My DistMesh mesh generator is a widely used software for generation of unstructured simplex meshes on geometries described by implicit functions. The algorithm is simple and produces meshes of very high quality. The implicit domains allow for applications such as moving meshes, coupling with level set methods, and meshing of objects in images and MRI scans. It is available as free software at the webpage below:

Curved and Deformed Mesh Generation:

High-order methods require accurate curved unstructured meshes, which are hard to generate. We have proposed a new approach based on a non-linear elasticity analogy. By solving for an equilibrium configuration, the method produces curved meshes automatically from existing straight-sided meshes. The produced meshes are highly resistant to element inversion, and the framework can also be used for generation of deforming and stretched meshes.

Kelvin-Helmholtz Instability:

This example, inspired by Munz et at (2003), shows how a large scale acoustic wave interacts with small scale flow features, leading to vorticity generation.

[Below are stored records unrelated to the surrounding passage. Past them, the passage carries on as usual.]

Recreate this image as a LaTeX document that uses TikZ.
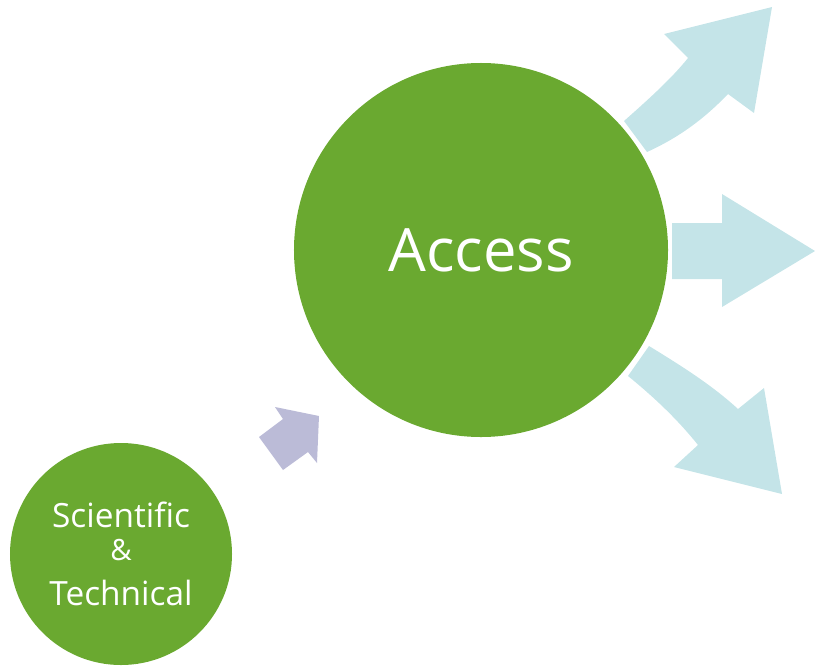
\documentclass[tikz,border=0pt]{standalone}
\usepackage{fontspec}
\setmainfont{Open Sans}
\usetikzlibrary{positioning}
\definecolor{leafgreen}{RGB}{106,169,48}
\definecolor{paleblue}{RGB}{196,228,232}
\definecolor{lavender}{RGB}{187,187,215}
\tikzset{
  bubble/.style={circle,fill=leafgreen,text=white,inner sep=0pt,align=center},
  flow/.style={fill=paleblue},
}
\begin{document}
\begin{tikzpicture}[x=0.03cm,y=-0.03cm]
\useasboundingbox (0,0) rectangle (815,668);

\node[bubble,minimum size=11.22cm,font=\fontsize{51}{60}\selectfont] (access) at (481,250) {Access};
\node[bubble,minimum size=6.66cm,font=\fontsize{28.5}{28.5}\selectfont] (scitech) at (121,554)
  {Scientific\\[-1pt]{\fontsize{25}{25}\selectfont\&}\\[10pt]Technical};

% small arrow into Access
\fill[lavender] (319,416) -- (275,407) -- (283,419) -- (259,437) -- (283,470) -- (308,452) -- (317,463) -- cycle;

% arrows out of Access
\fill[flow] (624,121) .. controls (650,98) and (672,78) .. (688,58) -- (664,34) -- (772,7) -- (754,113) -- (728,94)
  .. controls (705,118) and (680,137) .. (647,152) -- cycle;
\fill[flow] (672,223) -- (722,223) -- (722,194) -- (815,251) -- (722,307) -- (722,279) -- (672,279) -- cycle;
\fill[flow] (649,346) .. controls (680,365) and (712,385) .. (738,409) -- (764,388) -- (782,494) -- (674,467) -- (698,445)
  .. controls (678,420) and (655,398) .. (628,376) -- cycle;
\end{tikzpicture}
\end{document}
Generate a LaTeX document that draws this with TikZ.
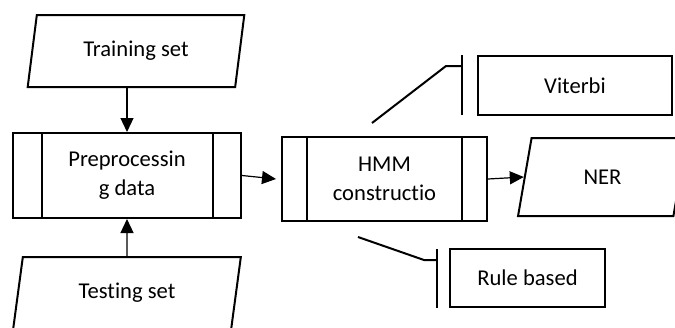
\documentclass[tikz,border=0pt]{standalone}
\usepackage{fontspec}
\setmainfont{Carlito}[Ligatures=NoCommon]
\usetikzlibrary{shapes.geometric,arrows.meta}
\begin{document}
\begin{tikzpicture}[
  x=0.5pt,y=-0.5pt,
  txt/.style={font=\fontsize{11.3}{14.5}\selectfont,align=center},
  io/.style={txt,draw,line width=1pt,trapezium,trapezium stretches=true,inner sep=0pt},
  sub/.style={txt,draw,line width=1pt,rectangle,inner sep=0pt},
  box/.style={txt,draw,line width=1pt,rectangle,inner sep=0pt},
  flow/.style={-{Triangle[length=7pt,width=6.5pt]},line width=0.6pt},
  note/.style={line width=1pt}
]
  \useasboundingbox (0,0) rectangle (675,327);
  \clip (0,0) rectangle (675,327);

  \node[io,trapezium left angle=76,trapezium right angle=104,minimum width=109pt,minimum height=36pt] (train) at (136,51) {Training set};
  \node[sub,minimum width=114pt,minimum height=42.5pt] (prep) at (127,175.5) {Preprocessin\\g data};
  \node[io,trapezium left angle=77,trapezium right angle=103,minimum width=114pt,minimum height=36pt] (test) at (127,293) {Testing set};

  \node[sub,minimum width=102.5pt,minimum height=42pt] (hmm) at (384.5,179) {HMM\\constructio};
  \node[io,trapezium left angle=76,trapezium right angle=104,minimum width=84.5pt,minimum height=39pt] (ner) at (602.5,177) {NER};

  \node[box,minimum width=97pt,minimum height=29.5pt] (viterbi) at (575,85.5) {Viterbi};
  \node[box,minimum width=77.5pt,minimum height=29pt] (rule) at (527.5,278) {Rule based};

  \draw[line width=1pt] ([xshift=15pt]prep.north west) -- ([xshift=15pt]prep.south west);
  \draw[line width=1pt] ([xshift=-14.5pt]prep.north east) -- ([xshift=-14.5pt]prep.south east);
  \draw[line width=1pt] ([xshift=13pt]hmm.north west) -- ([xshift=13pt]hmm.south west);
  \draw[line width=1pt] ([xshift=-13pt]hmm.north east) -- ([xshift=-13pt]hmm.south east);

  \draw[flow] (prep.north |- train.south) -- (prep.north);
  \draw[flow] (test.north) -- (prep.south);
  \draw[flow] (prep.east) -- ([xshift=-2.5pt]hmm.west);
  \draw[flow] (hmm.east) -- (ner.west);

  \coordinate (vitTip) at (372,123);
  \coordinate (ruleTip) at (358,237);
  \draw[note] ([xshift=-7.5pt]viterbi.north west) -- ([xshift=-7.5pt,yshift=0.5pt]viterbi.south west);
  \draw[note] (vitTip) -- ([xshift=-15.5pt,yshift=-5.5pt]viterbi.north west) -- ([xshift=-7.5pt,yshift=-5.5pt]viterbi.north west);
  \draw[note] ([xshift=-6pt,yshift=-0.5pt]rule.north west) -- ([xshift=-6pt]rule.south west);
  \draw[note] (ruleTip) -- ([xshift=-12.5pt,yshift=-6pt]rule.north west) -- ([xshift=-6pt,yshift=-6pt]rule.north west);
\end{tikzpicture}
\end{document}
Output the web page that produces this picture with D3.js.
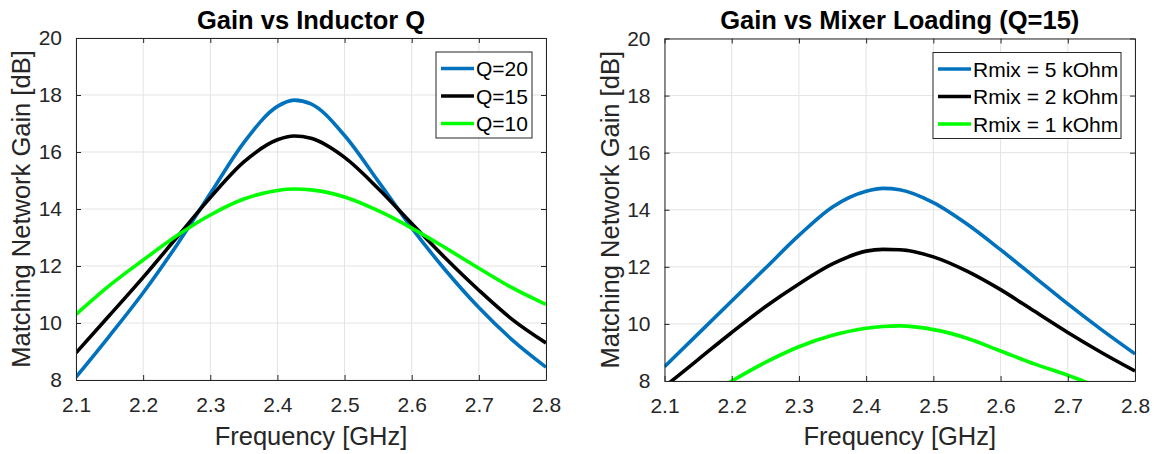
<!DOCTYPE html>
<html>
<head>
<meta charset="utf-8">
<script src="https://cdn.jsdelivr.net/npm/d3@7"></script>
<style>
  body { margin: 0; background: #fff; }
  svg { display: block; }
  text { font-family: "Liberation Sans", Arial, Helvetica, sans-serif; fill: #262626; }
</style>
</head>
<body>
<svg id="chart" width="1157" height="454"></svg>
<script>
// ---------- DATA ----------
const freqGHz = [2.10, 2.15, 2.20, 2.25, 2.30, 2.35, 2.40, 2.425, 2.45, 2.50, 2.55, 2.60, 2.65, 2.70, 2.75, 2.80];

// Left panel: Gain vs Inductor Q
const leftSeriesNames = ["Q=20", "Q=15", "Q=10"];
const gainQ20 = [8.10, 9.55, 11.06, 12.73, 14.54, 16.33, 17.60, 17.82, 17.69, 16.58, 14.98, 13.34, 11.86, 10.54, 9.40, 8.45];
const gainQ15 = [8.95, 10.27, 11.60, 13.00, 14.40, 15.65, 16.43, 16.56, 16.48, 15.81, 14.72, 13.49, 12.28, 11.15, 10.12, 9.30];
const gainQ10 = [10.30, 11.32, 12.21, 13.06, 13.79, 14.35, 14.65, 14.70, 14.67, 14.42, 13.94, 13.33, 12.64, 11.92, 11.23, 10.65];

// Right panel: Gain vs Mixer Loading (Q=15)
const rightSeriesNames = ["Rmix = 5 kOhm", "Rmix = 2 kOhm", "Rmix = 1 kOhm"];
const gainR5k = [8.50, 9.65, 10.80, 11.95, 13.10, 14.10, 14.65, 14.75, 14.70, 14.25, 13.50, 12.60, 11.65, 10.70, 9.80, 8.95];
const gainR2k = [7.80, 8.75, 9.70, 10.60, 11.40, 12.10, 12.55, 12.61, 12.60, 12.35, 11.85, 11.20, 10.45, 9.70, 9.00, 8.35];
const gainR1k = [6.60, 7.30, 8.00, 8.65, 9.20, 9.60, 9.85, 9.91, 9.93, 9.80, 9.50, 9.05, 8.60, 8.20, 7.75, 7.30];

const xTicks = [2.1, 2.2, 2.3, 2.4, 2.5, 2.6, 2.7, 2.8];
const yTicks = [8, 10, 12, 14, 16, 18, 20];
const titles = ["Gain vs Inductor Q", "Gain vs Mixer Loading (Q=15)"];
const xLabel = "Frequency [GHz]";
const yLabel = "Matching Network Gain [dB]";
const colors = ["#0072BD", "#000000", "#00FF00"];

// ---------- LAYOUT ----------
const panels = [
  { left: 76, right: 546, top: 38, bottom: 380, title: titles[0], names: leftSeriesNames,
    series: [gainQ20, gainQ15, gainQ10], legend: { x: 436, y: 52, w: 96, h: 86 } },
  { left: 664.5, right: 1135, top: 38.5, bottom: 381, title: titles[1], names: rightSeriesNames,
    series: [gainR5k, gainR2k, gainR1k], legend: { x: 933, y: 52.5, w: 188, h: 86 } }
];

const svg = d3.select("#chart");
const axisColor = "#262626";

panels.forEach((p, pi) => {
  const x = d3.scaleLinear().domain([2.1, 2.8]).range([p.left, p.right]);
  const y = d3.scaleLinear().domain([8, 20]).range([p.bottom, p.top]);
  const g = svg.append("g");

  // grid
  g.append("g").selectAll("line").data(xTicks).join("line")
    .attr("x1", d => x(d)).attr("x2", d => x(d)).attr("y1", p.top).attr("y2", p.bottom)
    .attr("stroke", "#e3e3e3").attr("stroke-width", 1);
  g.append("g").selectAll("line").data(yTicks).join("line")
    .attr("y1", d => y(d)).attr("y2", d => y(d)).attr("x1", p.left).attr("x2", p.right)
    .attr("stroke", "#e3e3e3").attr("stroke-width", 1);

  // clip
  const clipId = "clip" + pi;
  svg.append("clipPath").attr("id", clipId).append("rect")
    .attr("x", p.left).attr("y", p.top).attr("width", p.right - p.left).attr("height", p.bottom - p.top);

  // lines
  const line = d3.line().curve(d3.curveMonotoneX).x((d, i) => x(freqGHz[i])).y(d => y(d));
  p.series.forEach((s, si) => {
    g.append("path").datum(s).attr("d", line)
      .attr("fill", "none").attr("stroke", colors[si]).attr("stroke-width", 3.6)
      .attr("stroke-linejoin", "round").attr("clip-path", `url(#${clipId})`);
  });

  // axes (box with inward ticks)
  const tickLen = -5;
  const ax = [
    d3.axisBottom(x).tickValues(xTicks).tickFormat(d3.format(".1f")),
    d3.axisTop(x).tickValues(xTicks).tickFormat(""),
    d3.axisLeft(y).tickValues(yTicks).tickFormat(d3.format("d")),
    d3.axisRight(y).tickValues(yTicks).tickFormat("")
  ];
  const trans = [`translate(0,${p.bottom})`, `translate(0,${p.top})`, `translate(${p.left},0)`, `translate(${p.right},0)`];
  ax.forEach((a, ai) => {
    const ag = g.append("g").attr("transform", trans[ai])
      .call(a.tickSizeInner(tickLen).tickSizeOuter(0).tickPadding(ai < 2 ? 17 : 14));
    ag.select(".domain").attr("stroke", axisColor).attr("stroke-width", 1);
    ag.selectAll(".tick line").attr("stroke", axisColor);
    ag.selectAll(".tick text").attr("fill", axisColor)
      .style("font-family", '"Liberation Sans", Arial, sans-serif').style("font-size", "21px");
  });

  // title
  g.append("text").attr("x", (p.left + p.right) / 2).attr("y", 29)
    .attr("text-anchor", "middle").style("font-size", "25.5px").style("font-weight", "bold")
    .style("fill", "#000").text(p.title);
  // x label
  g.append("text").attr("x", (p.left + p.right) / 2).attr("y", 445)
    .attr("text-anchor", "middle").style("font-size", "25.5px").text(xLabel);
  // y label
  g.append("text").attr("transform", `translate(${p.left - 46},${(p.top + p.bottom) / 2}) rotate(-90)`)
    .attr("text-anchor", "middle").style("font-size", "25.5px").text(yLabel);

  // legend
  const L = p.legend;
  g.append("rect").attr("x", L.x).attr("y", L.y).attr("width", L.w).attr("height", L.h)
    .attr("fill", "#fff").attr("stroke", axisColor).attr("stroke-width", 1);
  p.names.forEach((n, i) => {
    const cy = L.y + 16.5 + i * 27.5;
    g.append("line").attr("x1", L.x + 5).attr("x2", L.x + 38).attr("y1", cy).attr("y2", cy)
      .attr("stroke", colors[i]).attr("stroke-width", 3.6);
    g.append("text").attr("x", L.x + 40).attr("y", cy + 7.5).style("font-size", "21px")
      .style("fill", "#000").text(n);
  });
});
</script>
</body>
</html>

The problem is solved using a Discontinuous Galerkin method with polynomials of degree 7, and it is a good example of the importance of high-order discretizations in order to accurately capture and propagate the acoustic waves. Also, due to the highly nonlinear behaviour it is clear that simplifications based on linearized Euler or the Lighthill Analogy would give incorrect results.

Volumetric Membrane Models:

By using a high-order discontinuous Galerkin formulation for dynamic analysis of solids, highly anisotropic tetrahedral elements can be used without reducing the accuracy or introducting locking. This allows for modeling of thin structures such as membranes without specialized models. The example shows a square membrane which is clamped at one edge and subject to a gravitational force. The aspect ratio of the elements is 1/200.